What if we got meta for a minute and wrote a comic about real life just for the sake of writing it? Sometimes, a writer comes along and tries to make something nearly fourth wall breaking that’s not Deadpool. However, this book tries the fourth wall and adds in the supernatural, in a sense. Does it make a compelling book?
Kurt Busiek took a minute off of his soapbox for a moment to actually write a story for DC about a young boy named Bruce Wainwright. The story of coincidences between the world of this boy and the Batman comic in his world is almost too convenient and somewhat forced. Honestly, there’s a hell of a lot of wink-wink and nod-nod in the story.

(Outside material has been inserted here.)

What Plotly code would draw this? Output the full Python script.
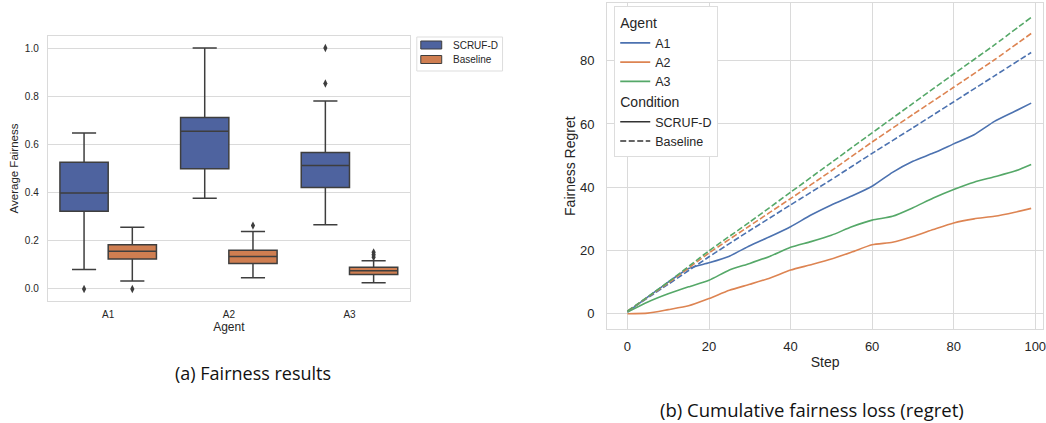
import plotly.graph_objects as go

# ---------------- data: panel (a) box statistics ----------------
agents = ["A1", "A2", "A3"]
box_series = ["SCRUF-D", "Baseline"]

scruf_q1 = [0.323, 0.499, 0.421]
scruf_median = [0.398, 0.655, 0.512]
scruf_q3 = [0.526, 0.712, 0.566]
scruf_lower = [0.081, 0.377, 0.266]
scruf_upper = [0.647, 1.000, 0.780]
scruf_outliers = [[0.0], [], [1.0, 0.853]]

base_q1 = [0.124, 0.106, 0.060]
base_median = [0.156, 0.135, 0.076]
base_q3 = [0.184, 0.161, 0.090]
base_lower = [0.033, 0.046, 0.026]
base_upper = [0.256, 0.238, 0.117]
base_outliers = [[0.0], [0.263], [0.152, 0.142, 0.132]]

# ---------------- data: panel (b) cumulative regret ----------------
steps_solid = [0, 5, 10, 15, 20, 25, 30, 35, 40, 45, 50, 55, 60, 65, 70, 75, 80, 85, 90, 95, 99]
a1_scruf = [0.5, 5.3, 10.0, 14.3, 16.1, 18.2, 21.5, 24.4, 27.5, 31.2, 34.4, 37.2, 40.3, 44.7, 48.2, 50.8, 53.7, 56.6, 60.8, 64.0, 66.6]
a2_scruf = [0.0, 0.2, 1.3, 2.5, 4.8, 7.4, 9.3, 11.3, 13.8, 15.5, 17.3, 19.5, 21.8, 22.6, 24.4, 26.6, 28.7, 30.0, 30.8, 32.1, 33.3]
a3_scruf = [0.5, 3.7, 6.3, 8.5, 10.6, 13.8, 15.9, 18.2, 21.0, 22.8, 24.8, 27.5, 29.6, 30.8, 33.5, 36.6, 39.3, 41.6, 43.3, 45.1, 47.2]

steps_base = [0, 10, 20, 30, 40, 50, 60, 70, 80, 90, 99]
a1_base = [0.8, 9.3, 18.0, 26.3, 34.4, 42.4, 50.7, 58.8, 67.0, 75.2, 82.6]
a2_base = [0.8, 9.7, 19.2, 27.8, 36.4, 45.2, 54.3, 63.0, 71.6, 80.3, 88.6]
a3_base = [0.8, 10.0, 19.9, 29.0, 38.4, 47.8, 57.2, 66.5, 75.8, 85.0, 93.7]

left_yticks = [0.0, 0.2, 0.4, 0.6, 0.8, 1.0]
right_xticks = [0, 20, 40, 60, 80, 100]
right_yticks = [0, 20, 40, 60, 80]

# ---------------- styling ----------------
W, H = 1046, 423
BOX_FILL = {"SCRUF-D": "#4E639F", "Baseline": "#CF7E51"}
LINE_COL = {"A1": "#4C72B0", "A2": "#DD8452", "A3": "#55A868"}
EDGE = "#3E3E3E"
GRID = "#DADADA"
TXT = "#262626"
SANS = "Liberation Sans, Arial, sans-serif"
CAPTION = "Open Sans, sans-serif"


def px(x):
    return x / W


def py(y):
    return 1 - y / H


fig = go.Figure()

# ---------- panel (a) ----------
box_stats = {
    "SCRUF-D": (scruf_q1, scruf_median, scruf_q3, scruf_lower, scruf_upper, scruf_outliers),
    "Baseline": (base_q1, base_median, base_q3, base_lower, base_upper, base_outliers),
}
offsets = {"SCRUF-D": -0.2, "Baseline": 0.2}
for name in box_series:
    q1, med, q3, lo, hi, outs = box_stats[name]
    pos = [i + offsets[name] for i in range(len(agents))]
    fig.add_trace(go.Box(
        x=pos, q1=q1, median=med, q3=q3, lowerfence=lo, upperfence=hi,
        width=0.4, whiskerwidth=0.5, name=name, showlegend=False,
        fillcolor=BOX_FILL[name], line=dict(color=EDGE, width=1.5),
        boxpoints=False, xaxis="x", yaxis="y",
        hoverinfo="skip",
    ))
    ox, oy = [], []
    for i, vals in enumerate(outs):
        for v in vals:
            ox.append(i + offsets[name])
            oy.append(v)
    fig.add_trace(go.Scatter(
        x=ox, y=oy, mode="markers", showlegend=False,
        marker=dict(symbol="diamond-tall", size=6, color=EDGE),
        xaxis="x", yaxis="y", hoverinfo="skip",
    ))

# ---------- panel (b) ----------
solid = {"A1": a1_scruf, "A2": a2_scruf, "A3": a3_scruf}
dashed = {"A1": a1_base, "A2": a2_base, "A3": a3_base}
for ag in agents:
    fig.add_trace(go.Scatter(
        x=steps_solid, y=solid[ag], mode="lines", showlegend=False,
        line=dict(color=LINE_COL[ag], width=1.6, shape="spline", smoothing=0.6),
        xaxis="x2", yaxis="y2", hoverinfo="skip",
    ))
for ag in agents:
    fig.add_trace(go.Scatter(
        x=steps_base, y=dashed[ag], mode="lines", showlegend=False,
        line=dict(color=LINE_COL[ag], width=1.6, dash="6px,2.5px", shape="spline", smoothing=0.4),
        xaxis="x2", yaxis="y2", hoverinfo="skip",
    ))

# legend entries for panel (b)
for k, ag in enumerate(agents):
    fig.add_trace(go.Scatter(
        x=[None], y=[None], mode="lines", name=ag,
        line=dict(color=LINE_COL[ag], width=1.6),
        legend="legend2", legendgroup="agent",
        legendgrouptitle=dict(text="Agent", font=dict(size=14, color=TXT, family=SANS)) if k == 0 else None,
        xaxis="x2", yaxis="y2",
    ))
for k, (cond, dash) in enumerate([("SCRUF-D", "solid"), ("Baseline", "6px,2.5px")]):
    fig.add_trace(go.Scatter(
        x=[None], y=[None], mode="lines", name=cond,
        line=dict(color="#333333", width=1.6, dash=dash),
        legend="legend2", legendgroup="cond",
        legendgrouptitle=dict(text="Condition", font=dict(size=14, color=TXT, family=SANS)) if k == 0 else None,
        xaxis="x2", yaxis="y2",
    ))

# ---------- legend for panel (a), drawn as a compact key ----------
shapes = [dict(type="rect", xref="paper", yref="paper",
               x0=px(418), x1=px(504), y0=py(71), y1=py(37),
               line=dict(color="#DDDDDD", width=1), fillcolor="white", layer="above")]
annotations = []
for k, name in enumerate(box_series):
    yc = 45 + 14.5 * k
    shapes.append(dict(type="rect", xref="paper", yref="paper",
                       x0=px(422), x1=px(443), y0=py(yc + 4), y1=py(yc - 4),
                       line=dict(color=EDGE, width=1), fillcolor=BOX_FILL[name], layer="above"))
    annotations.append(dict(text=name, x=px(452), y=py(yc), xref="paper", yref="paper",
                            showarrow=False, xanchor="left", yanchor="middle",
                            font=dict(family=SANS, size=10, color=TXT)))

annotations += [
    dict(text="(a) Fairness results", x=px(254), y=py(373), xref="paper", yref="paper",
         showarrow=False, font=dict(family=CAPTION, size=18, color="#111111"),
         xanchor="center", yanchor="middle"),
    dict(text="(b) Cumulative fairness loss (regret)", x=px(814), y=py(409), xref="paper", yref="paper",
         showarrow=False, font=dict(family=CAPTION, size=18.5, color="#111111"),
         xanchor="center", yanchor="middle"),
]

axis_common = dict(showgrid=True, gridcolor=GRID, gridwidth=1.2, showline=True,
                   linecolor=GRID, linewidth=1.2, mirror=True, zeroline=False,
                   ticks="", color=TXT)

fig.update_layout(
    width=W, height=H,
    margin=dict(l=0, r=0, t=0, b=0),
    paper_bgcolor="white", plot_bgcolor="white",
    font=dict(family=SANS, color=TXT),
    showlegend=True,
    xaxis=dict(axis_common, domain=[px(48), px(411)], range=[-0.5, 2.5],
               tickvals=list(range(len(agents))), ticktext=agents,
               tickfont=dict(size=10), showgrid=False, ticklabelstandoff=4,
               title=dict(text="Agent", font=dict(size=12), standoff=2),
               anchor="y"),
    yaxis=dict(axis_common, domain=[py(301), py(36)], range=[-0.05, 1.05],
               tickvals=left_yticks, tickformat=".1f", tickfont=dict(size=10),
               ticklabelstandoff=6,
               title=dict(text="Average Fairness", font=dict(size=11.5), standoff=3),
               anchor="x"),
    xaxis2=dict(axis_common, domain=[px(609), 1.0], range=[-4.95, 101.9],
                tickvals=right_xticks, tickfont=dict(size=13), ticklabelstandoff=5,
                ticklabeloverflow="allow",
                title=dict(text="Step", font=dict(size=14), standoff=4),
                anchor="y2"),
    yaxis2=dict(axis_common, domain=[py(329.3), py(3)], range=[-4.93, 98.25],
                tickvals=right_yticks, tickfont=dict(size=13), ticklabelstandoff=9,
                title=dict(text="Fairness Regret", font=dict(size=14), standoff=1),
                anchor="x2"),
    boxmode="overlay",
    legend2=dict(x=px(616), y=py(6), xanchor="left", yanchor="top",
                 bgcolor="white", bordercolor="#DDDDDD", borderwidth=1,
                 font=dict(size=12.5, color=TXT), tracegroupgap=0, itemwidth=30,
                 groupclick="toggleitem"),
    shapes=shapes,
    annotations=annotations,
)

fig.write_html("out.html", config={"displayModeBar": False},
               post_script="document.body.style.margin='0';")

Once you get into the story, you’re going to notice the parallels a bit too quickly. Busiek wrote a decent story, no doubt. However, if you know the Batman story… This book will be nothing new for you. In fact, nothing about the story will be nothing new for you. It’s a rehashed version of that famous origin story written by Bob Kane and his DC staff. (Let’s not start the Bob Kane and Stan Lee debate, it’s old, thank you.)
John Paul Leon does some decent art that harkens back to the Silver Age in these books. So, people from the Bleeding Cool crowd will instantly hate it. The guys from the YouTube community will probably also hate it just to be contrarians. The truth of it is, there is too much overlap between this story and Detective Comics #1 in the Silver Age.
If you’re wanting to give this book a try, I would give it a slight pass. It’s not a must read, but it’s not awful. This isn’t exactly foreign territory for Batman, and it’s just a new twist on a old origin. Again, not bad.
Just leave this on the shelf, there’s much better DC books to read.